■ **Stated exercise**: Transcribe the whole listing without a single picture.

■ **Information provided**:
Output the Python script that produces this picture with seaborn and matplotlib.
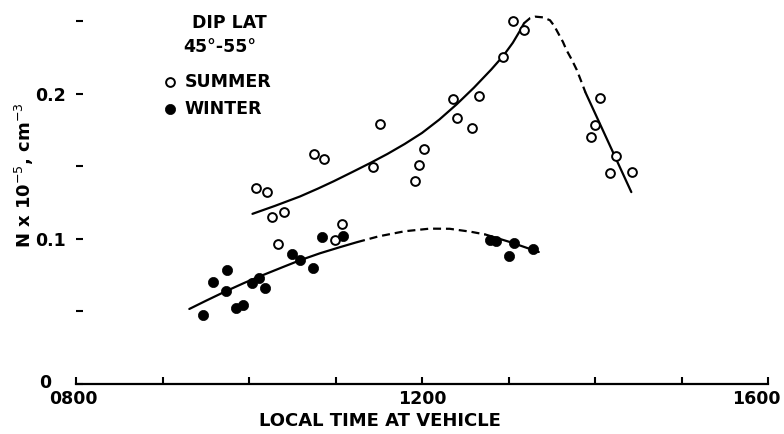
import matplotlib
matplotlib.use("Agg")
import matplotlib.pyplot as plt
import numpy as np
import pandas as pd
import seaborn as sns
from matplotlib.transforms import ScaledTranslation

# ---- data (local time in hours, N in units of 1e5 cm^-3) ----
summer_time = [10.08, 10.21, 10.27, 10.41, 10.33, 10.75, 10.87, 10.99, 11.08,
               11.43, 11.52, 11.92, 11.97, 12.02, 12.36, 12.41, 12.58, 12.66,
               12.94, 13.05, 13.18, 13.95, 14.00, 14.06, 14.24, 14.17, 14.43]
summer_n = [0.135, 0.132, 0.115, 0.118, 0.096, 0.158, 0.155, 0.099, 0.110,
            0.149, 0.179, 0.140, 0.151, 0.162, 0.196, 0.183, 0.176, 0.198,
            0.225, 0.250, 0.244, 0.170, 0.178, 0.197, 0.157, 0.145, 0.146]

winter_time = [9.47, 9.58, 9.73, 9.75, 9.85, 9.93, 10.03, 10.12, 10.19, 10.50,
               10.59, 10.74, 10.84, 11.09, 12.79, 12.86, 13.06, 13.01, 13.28]
winter_n = [0.047, 0.070, 0.064, 0.078, 0.052, 0.054, 0.069, 0.073, 0.066, 0.089,
            0.085, 0.080, 0.101, 0.102, 0.099, 0.098, 0.097, 0.088, 0.093]

# hand-drawn curves
summer_curve_time = [10.04, 10.30, 10.59, 10.80, 10.98, 11.20, 11.40, 11.60, 11.80,
                     12.00, 12.20, 12.40, 12.60, 12.80, 12.94, 13.05, 13.13, 13.18]
summer_curve_n = [0.117, 0.1225, 0.129, 0.1345, 0.1395, 0.146, 0.152, 0.1583, 0.1652,
                  0.1728, 0.182, 0.1925, 0.204, 0.2165, 0.226, 0.235, 0.243, 0.2485]
summer_dash_time = [13.18, 13.25, 13.31, 13.40, 13.48, 13.53, 13.58, 13.63, 13.67,
                    13.73, 13.79, 13.84, 13.89]
summer_dash_n = [0.2485, 0.252, 0.253, 0.2525, 0.2505, 0.2465, 0.241, 0.2355, 0.230,
                 0.2235, 0.2162, 0.2085, 0.2007]
summer_fall_time = [13.89, 14.42]
summer_fall_n = [0.2007, 0.132]

winter_curve_time = [9.31, 9.50, 9.72, 9.95, 10.15, 10.40, 10.59, 10.82, 11.05, 11.25]
winter_curve_n = [0.0514, 0.057, 0.0633, 0.0695, 0.0745, 0.0805, 0.085, 0.0898, 0.094, 0.0975]
winter_dash_time = [11.25, 11.50, 11.80, 12.09, 12.32, 12.56, 12.73]
winter_dash_n = [0.0975, 0.1015, 0.105, 0.1068, 0.1067, 0.1047, 0.1028]
winter_end_time = [12.73, 13.02, 13.35]
winter_end_n = [0.1028, 0.0975, 0.0907]

x_ticks = [8, 9, 10, 11, 12, 13, 14, 15, 16]
x_tick_labels = ["0800", "", "", "", "1200", "", "", "", "1600"]
y_ticks = [0, 0.05, 0.10, 0.15, 0.20, 0.25]
y_tick_labels = ["0", "", "0.1", "", "0.2", ""]

legend_title = ["DIP LAT", "45°-55°"]

# ---- style ----
sns.set_theme(style="white")
plt.rcParams["font.family"] = ["DejaVu Sans"]
plt.rcParams["mathtext.fontset"] = "dejavusans"
for key in ["text.color", "axes.labelcolor", "xtick.color", "ytick.color",
            "axes.edgecolor"]:
    plt.rcParams[key] = "black"
FS = 12.5
WEIGHT = "bold"

W, H = 784, 434
fig = plt.figure(figsize=(W / 100, H / 100), dpi=100)
ax = fig.add_axes([76 / W, 50.5 / H, 692 / W, 377 / H])

LW = 1.6
solid_sets = [(summer_curve_time, summer_curve_n), (summer_fall_time, summer_fall_n),
              (winter_curve_time, winter_curve_n), (winter_end_time, winter_end_n)]
dash_sets = [(summer_dash_time, summer_dash_n), (winter_dash_time, winter_dash_n)]
for t, n in solid_sets:
    sns.lineplot(x=t, y=n, sort=False, estimator=None, color="black", lw=LW,
                 ax=ax, legend=False, solid_capstyle="round", solid_joinstyle="round")
for t, n in dash_sets:
    sns.lineplot(x=t, y=n, sort=False, estimator=None, color="black", lw=LW,
                 ax=ax, legend=False, linestyle=(0, (3.6, 2.2)))

summer_df = pd.DataFrame({"time": summer_time, "n": summer_n})
winter_df = pd.DataFrame({"time": winter_time, "n": winter_n})
sns.scatterplot(data=summer_df, x="time", y="n", ax=ax, marker="o", s=40,
                color="white", edgecolor="black", linewidth=1.4, label="SUMMER",
                zorder=4)
sns.scatterplot(data=winter_df, x="time", y="n", ax=ax, marker="o", s=54,
                color="black", edgecolor="black", linewidth=0.5, label="WINTER",
                zorder=4)

ax.set_xlim(8, 16)
ax.set_ylim(0, 0.26)
ax.set_xticks(x_ticks)
ax.set_xticklabels(x_tick_labels, fontsize=FS, fontweight=WEIGHT, color="black")
ax.set_yticks(y_ticks)
ax.set_yticklabels(y_tick_labels, fontsize=FS, fontweight=WEIGHT, color="black")

for s in ["top", "right", "left"]:
    ax.spines[s].set_visible(False)
ax.spines["bottom"].set_linewidth(1.6)
ax.spines["bottom"].set_color("black")

ax.tick_params(axis="x", direction="in", length=5, width=1.5, pad=4.5,
               colors="black", bottom=True)
ax.tick_params(axis="y", direction="in", length=5, width=1.5, pad=7,
               colors="black", left=True)

ax.set_xlabel("LOCAL TIME AT VEHICLE", fontsize=13, fontweight=WEIGHT, color="black")
ax.xaxis.set_label_coords(0.439, -0.075)
ax.set_ylabel(r"N x 10$^{-5}$, cm$^{-3}$", fontsize=13, fontweight=WEIGHT, color="black")
ax.yaxis.set_label_coords(-0.058, 0.553)

# label nudges as in the reference
def nudge(lbl, dx_px, dy_px):
    lbl.set_transform(lbl.get_transform() +
                      ScaledTranslation(dx_px / 100, dy_px / 100, fig.dpi_scale_trans))

nudge(ax.get_yticklabels()[0], -15, 2)
nudge(ax.get_xticklabels()[0], -3, 0)
nudge(ax.get_xticklabels()[-1], -12, 0)

handles, labels = ax.get_legend_handles_labels()
leg = ax.legend(handles, labels, loc="upper left",
                bbox_to_anchor=(154.3 / W, 1 - 66 / H), bbox_transform=fig.transFigure,
                frameon=False, handlelength=1.0, handletextpad=0.36, labelspacing=0.5,
                borderaxespad=0, prop={"size": FS, "weight": WEIGHT},
                labelcolor="black")

fig.text(229 / W, 1 - 28 / H, legend_title[0], ha="center", va="baseline",
         fontsize=FS, fontweight=WEIGHT, color="black")
fig.text(220 / W, 1 - 52 / H, legend_title[1], ha="center", va="baseline",
         fontsize=FS, fontweight=WEIGHT, color="black")

fig.savefig("out.png", dpi=100, facecolor="white")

■ **Finished answer**:
Output the Python script that produces this picture with seaborn and matplotlib.
import matplotlib
matplotlib.use("Agg")
import matplotlib.pyplot as plt
import numpy as np
import pandas as pd
import seaborn as sns
from matplotlib.transforms import ScaledTranslation

# ---- data (local time in hours, N in units of 1e5 cm^-3) ----
summer_time = [10.08, 10.21, 10.27, 10.41, 10.33, 10.75, 10.87, 10.99, 11.08,
               11.43, 11.52, 11.92, 11.97, 12.02, 12.36, 12.41, 12.58, 12.66,
               12.94, 13.05, 13.18, 13.95, 14.00, 14.06, 14.24, 14.17, 14.43]
summer_n = [0.135, 0.132, 0.115, 0.118, 0.096, 0.158, 0.155, 0.099, 0.110,
            0.149, 0.179, 0.140, 0.151, 0.162, 0.196, 0.183, 0.176, 0.198,
            0.225, 0.250, 0.244, 0.170, 0.178, 0.197, 0.157, 0.145, 0.146]

winter_time = [9.47, 9.58, 9.73, 9.75, 9.85, 9.93, 10.03, 10.12, 10.19, 10.50,
               10.59, 10.74, 10.84, 11.09, 12.79, 12.86, 13.06, 13.01, 13.28]
winter_n = [0.047, 0.070, 0.064, 0.078, 0.052, 0.054, 0.069, 0.073, 0.066, 0.089,
            0.085, 0.080, 0.101, 0.102, 0.099, 0.098, 0.097, 0.088, 0.093]

# hand-drawn curves
summer_curve_time = [10.04, 10.30, 10.59, 10.80, 10.98, 11.20, 11.40, 11.60, 11.80,
                     12.00, 12.20, 12.40, 12.60, 12.80, 12.94, 13.05, 13.13, 13.18]
summer_curve_n = [0.117, 0.1225, 0.129, 0.1345, 0.1395, 0.146, 0.152, 0.1583, 0.1652,
                  0.1728, 0.182, 0.1925, 0.204, 0.2165, 0.226, 0.235, 0.243, 0.2485]
summer_dash_time = [13.18, 13.25, 13.31, 13.40, 13.48, 13.53, 13.58, 13.63, 13.67,
                    13.73, 13.79, 13.84, 13.89]
summer_dash_n = [0.2485, 0.252, 0.253, 0.2525, 0.2505, 0.2465, 0.241, 0.2355, 0.230,
                 0.2235, 0.2162, 0.2085, 0.2007]
summer_fall_time = [13.89, 14.42]
summer_fall_n = [0.2007, 0.132]

winter_curve_time = [9.31, 9.50, 9.72, 9.95, 10.15, 10.40, 10.59, 10.82, 11.05, 11.25]
winter_curve_n = [0.0514, 0.057, 0.0633, 0.0695, 0.0745, 0.0805, 0.085, 0.0898, 0.094, 0.0975]
winter_dash_time = [11.25, 11.50, 11.80, 12.09, 12.32, 12.56, 12.73]
winter_dash_n = [0.0975, 0.1015, 0.105, 0.1068, 0.1067, 0.1047, 0.1028]
winter_end_time = [12.73, 13.02, 13.35]
winter_end_n = [0.1028, 0.0975, 0.0907]

x_ticks = [8, 9, 10, 11, 12, 13, 14, 15, 16]
x_tick_labels = ["0800", "", "", "", "1200", "", "", "", "1600"]
y_ticks = [0, 0.05, 0.10, 0.15, 0.20, 0.25]
y_tick_labels = ["0", "", "0.1", "", "0.2", ""]

legend_title = ["DIP LAT", "45°-55°"]

# ---- style ----
sns.set_theme(style="white")
plt.rcParams["font.family"] = ["DejaVu Sans"]
plt.rcParams["mathtext.fontset"] = "dejavusans"
for key in ["text.color", "axes.labelcolor", "xtick.color", "ytick.color",
            "axes.edgecolor"]:
    plt.rcParams[key] = "black"
FS = 12.5
WEIGHT = "bold"

W, H = 784, 434
fig = plt.figure(figsize=(W / 100, H / 100), dpi=100)
ax = fig.add_axes([76 / W, 50.5 / H, 692 / W, 377 / H])

LW = 1.6
solid_sets = [(summer_curve_time, summer_curve_n), (summer_fall_time, summer_fall_n),
              (winter_curve_time, winter_curve_n), (winter_end_time, winter_end_n)]
dash_sets = [(summer_dash_time, summer_dash_n), (winter_dash_time, winter_dash_n)]
for t, n in solid_sets:
    sns.lineplot(x=t, y=n, sort=False, estimator=None, color="black", lw=LW,
                 ax=ax, legend=False, solid_capstyle="round", solid_joinstyle="round")
for t, n in dash_sets:
    sns.lineplot(x=t, y=n, sort=False, estimator=None, color="black", lw=LW,
                 ax=ax, legend=False, linestyle=(0, (3.6, 2.2)))

summer_df = pd.DataFrame({"time": summer_time, "n": summer_n})
winter_df = pd.DataFrame({"time": winter_time, "n": winter_n})
sns.scatterplot(data=summer_df, x="time", y="n", ax=ax, marker="o", s=40,
                color="white", edgecolor="black", linewidth=1.4, label="SUMMER",
                zorder=4)
sns.scatterplot(data=winter_df, x="time", y="n", ax=ax, marker="o", s=54,
                color="black", edgecolor="black", linewidth=0.5, label="WINTER",
                zorder=4)

ax.set_xlim(8, 16)
ax.set_ylim(0, 0.26)
ax.set_xticks(x_ticks)
ax.set_xticklabels(x_tick_labels, fontsize=FS, fontweight=WEIGHT, color="black")
ax.set_yticks(y_ticks)
ax.set_yticklabels(y_tick_labels, fontsize=FS, fontweight=WEIGHT, color="black")

for s in ["top", "right", "left"]:
    ax.spines[s].set_visible(False)
ax.spines["bottom"].set_linewidth(1.6)
ax.spines["bottom"].set_color("black")

ax.tick_params(axis="x", direction="in", length=5, width=1.5, pad=4.5,
               colors="black", bottom=True)
ax.tick_params(axis="y", direction="in", length=5, width=1.5, pad=7,
               colors="black", left=True)

ax.set_xlabel("LOCAL TIME AT VEHICLE", fontsize=13, fontweight=WEIGHT, color="black")
ax.xaxis.set_label_coords(0.439, -0.075)
ax.set_ylabel(r"N x 10$^{-5}$, cm$^{-3}$", fontsize=13, fontweight=WEIGHT, color="black")
ax.yaxis.set_label_coords(-0.058, 0.553)

# label nudges as in the reference
def nudge(lbl, dx_px, dy_px):
    lbl.set_transform(lbl.get_transform() +
                      ScaledTranslation(dx_px / 100, dy_px / 100, fig.dpi_scale_trans))

nudge(ax.get_yticklabels()[0], -15, 2)
nudge(ax.get_xticklabels()[0], -3, 0)
nudge(ax.get_xticklabels()[-1], -12, 0)

handles, labels = ax.get_legend_handles_labels()
leg = ax.legend(handles, labels, loc="upper left",
                bbox_to_anchor=(154.3 / W, 1 - 66 / H), bbox_transform=fig.transFigure,
                frameon=False, handlelength=1.0, handletextpad=0.36, labelspacing=0.5,
                borderaxespad=0, prop={"size": FS, "weight": WEIGHT},
                labelcolor="black")

fig.text(229 / W, 1 - 28 / H, legend_title[0], ha="center", va="baseline",
         fontsize=FS, fontweight=WEIGHT, color="black")
fig.text(220 / W, 1 - 52 / H, legend_title[1], ha="center", va="baseline",
         fontsize=FS, fontweight=WEIGHT, color="black")

fig.savefig("out.png", dpi=100, facecolor="white")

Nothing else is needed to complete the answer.